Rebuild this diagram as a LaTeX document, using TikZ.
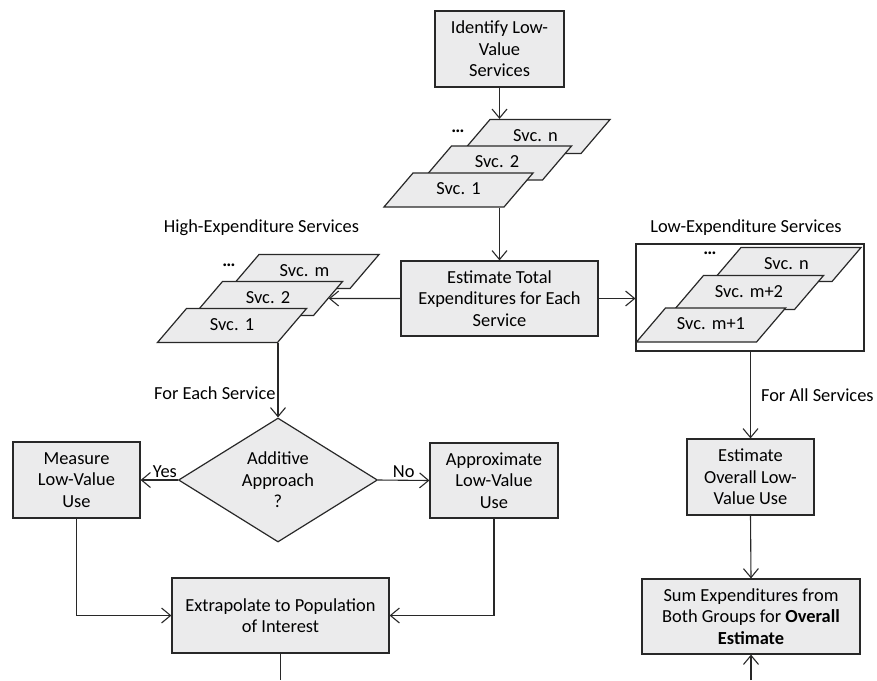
\documentclass[tikz,border=0pt]{standalone}
\usepackage{fontspec}
\setmainfont{Carlito}
\usetikzlibrary{shapes.geometric,arrows.meta}
\definecolor{boxfill}{RGB}{235,235,236}
\definecolor{linegray}{RGB}{40,40,40}

\begin{document}
\begin{tikzpicture}[x=1pt,y=-1pt,
		every node/.style={font=\fontsize{18.4}{21.5}\selectfont\frenchspacing},
		box/.style={draw=linegray,fill=boxfill,line width=1.2pt,align=center,inner sep=0pt},
		svc/.style={trapezium,trapezium left angle=49.5,trapezium right angle=130.5,trapezium stretches body,
			draw=linegray,fill=boxfill,line width=1.2pt,text width=91pt,align=center,
			text height=13pt,text depth=4pt,inner xsep=0pt,inner ysep=8.5pt},
		decide/.style={diamond,aspect=1.6,draw=linegray,fill=boxfill,line width=1.2pt,align=center,inner sep=0pt,
			minimum width=199pt,minimum height=124pt},
		grp/.style={draw=linegray,line width=1.2pt,inner sep=0pt,minimum width=228pt,minimum height=107pt},
		arr/.style={draw=linegray,line width=1.1pt,-{Straight Barb[length=9pt,width=15pt]}},
		lbl/.style={inner sep=2pt}]
			\useasboundingbox (0,0) rectangle (877,680);
			
			% top
			\node[box,minimum width=129pt,minimum height=76pt] (ident) at (499.5,49) {Identify Low-\\Value\\Services};
			\node[svc] (tn) at (535.5,136.5) {Svc. n};
			\node[svc] (t2) at (497,163) {Svc. 2};
			\node[svc] (t1) at (458.5,190) {Svc. 1};
			\node (tdots) at (458,131) {\textbf{\ldots}};
			\node[box,minimum width=197pt,minimum height=75pt] (est) at (499.5,298.5) {Estimate Total\\Expenditures for Each\\Service};
			
			% high expenditure side
			\node (hilbl) at (261.5,228) {High-Expenditure Services};
			\node[svc] (lm) at (304.5,271.5) {Svc. m};
			\node[svc] (l2) at (268,298.5) {Svc. 2};
			\node[svc] (l1) at (232,325.5) {Svc. 1};
			\node (ldots) at (229,265) {\textbf{\ldots}};
			\node[decide] (dia) at (278,480) {Additive\\Approach\\?};
			\node[box,minimum width=127pt,minimum height=76pt] (meas) at (76.5,480) {Measure\\Low-Value\\Use};
			\node[box,minimum width=128pt,minimum height=75pt] (appr) at (494,480.5) {Approximate\\Low-Value\\Use};
			\node[box,minimum width=217pt,minimum height=75pt] (extr) at (280.5,615.5) {Extrapolate to Population\\of Interest};
			
			% low expenditure side
			\node (lolbl) at (746,228) {Low-Expenditure Services};
			\node[grp] (lowgrp) at (750,297.5) {};
			\node[svc] (rn) at (786.5,264.5) {Svc. n};
			\node[svc] (r2) at (749,292.5) {Svc. m+2};
			\node[svc] (r1) at (711,325) {Svc. m+1};
			\node (rdots) at (710,253) {\textbf{\ldots}};
			\node[box,minimum width=127pt,minimum height=76pt] (ovl) at (750.5,477) {Estimate\\Overall Low-\\Value Use};
			\node[box,minimum width=218pt,minimum height=75pt] (sum) at (751,616.5) {Sum Expenditures from\\Both Groups for \textbf{Overall}\\\textbf{Estimate}};
			
			\coordinate (outA) at (280.5,680);
			\coordinate (inB) at (751,680);
			
			% connectors
			\draw[arr] (ident.south) -- (ident.south |- tn.north);
			\draw[arr] (est.north |- t1.south) -- (est.north);
			\draw[arr] (est.west) -- (l2.east);
			\draw[arr] (est.east) -- (est.east -| lowgrp.west);
			\draw[arr] (dia.north |- l1.south) -- node[lbl,left,pos=0.67] (foreach) {For Each Service} (dia.north);
			\draw[arr] (dia.west) -- node[lbl,above,pos=0.35] (yes) {Yes} (meas.east);
			\draw[arr] (dia.east) -- node[lbl,above] (no) {No} (appr.west);
			\draw[arr] (meas.south) |- (extr.west);
			\draw[arr] (appr.south) |- (extr.east);
			\draw[draw=linegray,line width=1.1pt] (extr.south) -- (outA);
			\draw[arr] (lowgrp.south -| ovl.north) -- node[lbl,right,xshift=8pt] (forall) {For All Services} (ovl.north);
			\draw[arr] (ovl.south) -- (sum.north);
			\draw[arr] (inB) -- (sum.south);
		\end{tikzpicture}
\end{document}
# # # #
__Problem__.
Retype the listing exactly. Pictures do not belong in the copy.

__Solution__.
Rebuild this diagram as a LaTeX document, using TikZ.
\documentclass[tikz,border=0pt]{standalone}
\usepackage{fontspec}
\setmainfont{Carlito}
\usetikzlibrary{shapes.geometric,arrows.meta}
\definecolor{boxfill}{RGB}{235,235,236}
\definecolor{linegray}{RGB}{40,40,40}

\begin{document}
\begin{tikzpicture}[x=1pt,y=-1pt,
		every node/.style={font=\fontsize{18.4}{21.5}\selectfont\frenchspacing},
		box/.style={draw=linegray,fill=boxfill,line width=1.2pt,align=center,inner sep=0pt},
		svc/.style={trapezium,trapezium left angle=49.5,trapezium right angle=130.5,trapezium stretches body,
			draw=linegray,fill=boxfill,line width=1.2pt,text width=91pt,align=center,
			text height=13pt,text depth=4pt,inner xsep=0pt,inner ysep=8.5pt},
		decide/.style={diamond,aspect=1.6,draw=linegray,fill=boxfill,line width=1.2pt,align=center,inner sep=0pt,
			minimum width=199pt,minimum height=124pt},
		grp/.style={draw=linegray,line width=1.2pt,inner sep=0pt,minimum width=228pt,minimum height=107pt},
		arr/.style={draw=linegray,line width=1.1pt,-{Straight Barb[length=9pt,width=15pt]}},
		lbl/.style={inner sep=2pt}]
			\useasboundingbox (0,0) rectangle (877,680);
			
			% top
			\node[box,minimum width=129pt,minimum height=76pt] (ident) at (499.5,49) {Identify Low-\\Value\\Services};
			\node[svc] (tn) at (535.5,136.5) {Svc. n};
			\node[svc] (t2) at (497,163) {Svc. 2};
			\node[svc] (t1) at (458.5,190) {Svc. 1};
			\node (tdots) at (458,131) {\textbf{\ldots}};
			\node[box,minimum width=197pt,minimum height=75pt] (est) at (499.5,298.5) {Estimate Total\\Expenditures for Each\\Service};
			
			% high expenditure side
			\node (hilbl) at (261.5,228) {High-Expenditure Services};
			\node[svc] (lm) at (304.5,271.5) {Svc. m};
			\node[svc] (l2) at (268,298.5) {Svc. 2};
			\node[svc] (l1) at (232,325.5) {Svc. 1};
			\node (ldots) at (229,265) {\textbf{\ldots}};
			\node[decide] (dia) at (278,480) {Additive\\Approach\\?};
			\node[box,minimum width=127pt,minimum height=76pt] (meas) at (76.5,480) {Measure\\Low-Value\\Use};
			\node[box,minimum width=128pt,minimum height=75pt] (appr) at (494,480.5) {Approximate\\Low-Value\\Use};
			\node[box,minimum width=217pt,minimum height=75pt] (extr) at (280.5,615.5) {Extrapolate to Population\\of Interest};
			
			% low expenditure side
			\node (lolbl) at (746,228) {Low-Expenditure Services};
			\node[grp] (lowgrp) at (750,297.5) {};
			\node[svc] (rn) at (786.5,264.5) {Svc. n};
			\node[svc] (r2) at (749,292.5) {Svc. m+2};
			\node[svc] (r1) at (711,325) {Svc. m+1};
			\node (rdots) at (710,253) {\textbf{\ldots}};
			\node[box,minimum width=127pt,minimum height=76pt] (ovl) at (750.5,477) {Estimate\\Overall Low-\\Value Use};
			\node[box,minimum width=218pt,minimum height=75pt] (sum) at (751,616.5) {Sum Expenditures from\\Both Groups for \textbf{Overall}\\\textbf{Estimate}};
			
			\coordinate (outA) at (280.5,680);
			\coordinate (inB) at (751,680);
			
			% connectors
			\draw[arr] (ident.south) -- (ident.south |- tn.north);
			\draw[arr] (est.north |- t1.south) -- (est.north);
			\draw[arr] (est.west) -- (l2.east);
			\draw[arr] (est.east) -- (est.east -| lowgrp.west);
			\draw[arr] (dia.north |- l1.south) -- node[lbl,left,pos=0.67] (foreach) {For Each Service} (dia.north);
			\draw[arr] (dia.west) -- node[lbl,above,pos=0.35] (yes) {Yes} (meas.east);
			\draw[arr] (dia.east) -- node[lbl,above] (no) {No} (appr.west);
			\draw[arr] (meas.south) |- (extr.west);
			\draw[arr] (appr.south) |- (extr.east);
			\draw[draw=linegray,line width=1.1pt] (extr.south) -- (outA);
			\draw[arr] (lowgrp.south -| ovl.north) -- node[lbl,right,xshift=8pt] (forall) {For All Services} (ovl.north);
			\draw[arr] (ovl.south) -- (sum.north);
			\draw[arr] (inB) -- (sum.south);
		\end{tikzpicture}
\end{document}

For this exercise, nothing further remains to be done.